A serious public health issue world-wide


While in Australia, with the continuation of government intervention, the focus has been on family violence and abuse in Aboriginal communities, research in the latest Journal of Family Studies highlights a strong association world-wide between family violence and a wide range of health problems.

A special issue of the La Trobe University-based journal, it contains an overview of innovative approaches to the problem, and sixteen articles on research into issues surrounding family violence.

Guest editors from the School of Public Health, Professor Margot Schofield and Associate Professor Rae Walker, say that referral of children to statutory child protection services in Australia has more than doubled in the seven years to 2006.

They say violence against children includes neglect, emotional, physical and sexual abuse. Children are most at risk from sexual abuse from family members and caretakers. Further, many children are harmed by witnessing violence in the home.

A recent study of young Australians, between 12 and 20 years old, found that 23 per cent saw at least one episode of physical violence against their mother or stepmother. These involved throwing objects, hitting, or use of a knife or gun. While family violence and abuse is a serious public health issue, the editors stress that the studies also demonstrate the importance of ‘understanding subjective experience when trying to elucidate the impact of violence’.

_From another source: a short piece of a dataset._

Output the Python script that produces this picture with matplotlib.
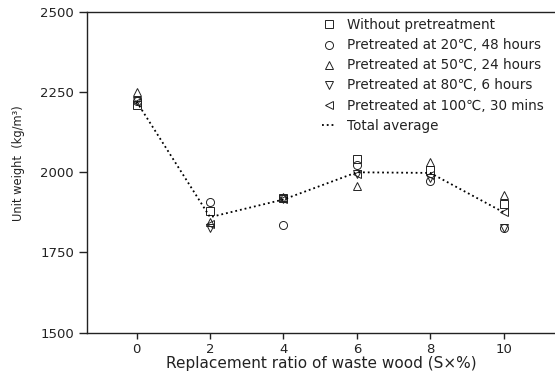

Journal editor-in-chief, Associate Professor Lawrie Moloney, says most of the articles focus on men as clearly defined perpetrators. ‘That is perhaps as it should be. Men inflict considerably more damage on women than vice versa, though at the same time they inflict even more on each other.

‘We need to keep hearing from those affected by family violence to help them, and ourselves (as researchers) to make sense of it and to provide programs that can heal at least some of the wounds. We also need to continue to challenge institutions and bureaucracies when they fail adult and child victims of violence and abuse.’

Titled Innovative Approaches to Family Violence, the journal was launched by Professor Belinda Probert, Deputy Vice- Chancellor, Academic. Guest speakers were Robyn Miller, Principal Practitioner, Child Protection and Family Services Branch, Office for Children, Department of Human Services Victoria, who is completing her doctorate at La Trobe University, and Professor Alan Hayes, Director, Australian Institute of Family Studies.

Difficulty of achieving change

Professor Probert said while often the focus was on broader social and political solutions, the value of the journal was its emphasis on the impact of violence and abuse on individuals, public health perspectives, and interventions. As a person who has long held an ‘unfashionable commitment to social justice’, she said continuing levels of family violence demonstrated how difficult it was to achieve real cultural change. ‘Most people still don’t believe the statistics about family violence or think such violence belongs to other times and other places; or they don’t understand the power men have over women and children.’

Women today do have economic and political power, she said, but family violence continued. However, there were promising developments. Men, including rugby players, were joining campaigns to demonstrate that such violence ‘is not on’.

Robyn Miller said that the Victorian Government was committed to strengthening evidence-based practice and that the Journal of Family Studies provides a ‘meta-perspective’ that can inform busy practitioners, policy makers and researchers in many ways.

Such ‘core’ knowledge, she said, was particularly important at a time when governments were integrating family welfare policy, putting ‘children first’, and recognising that the system needed to speak with ‘one voice’ rather than from different ‘silos’ such as courts, counsellors and other agencies.

Professor Hayes hailed the journal as an ‘impressive collection’ which casts new light on many complex problems. ‘When it comes to family violence – which can turn the haven of home into the horrors of hell – we have too often got it wrong,’ he said.

But in recent times, he said, much research was beginning to ‘bear fruit’ with clearer government priorities emerging. ‘In addition, thanks to the work of people like Lawrie Moloney, who for three years has had a part time seconded position with the Institute of Family Studies, we at the Institute now have a much closer working relationship with the Family Court.’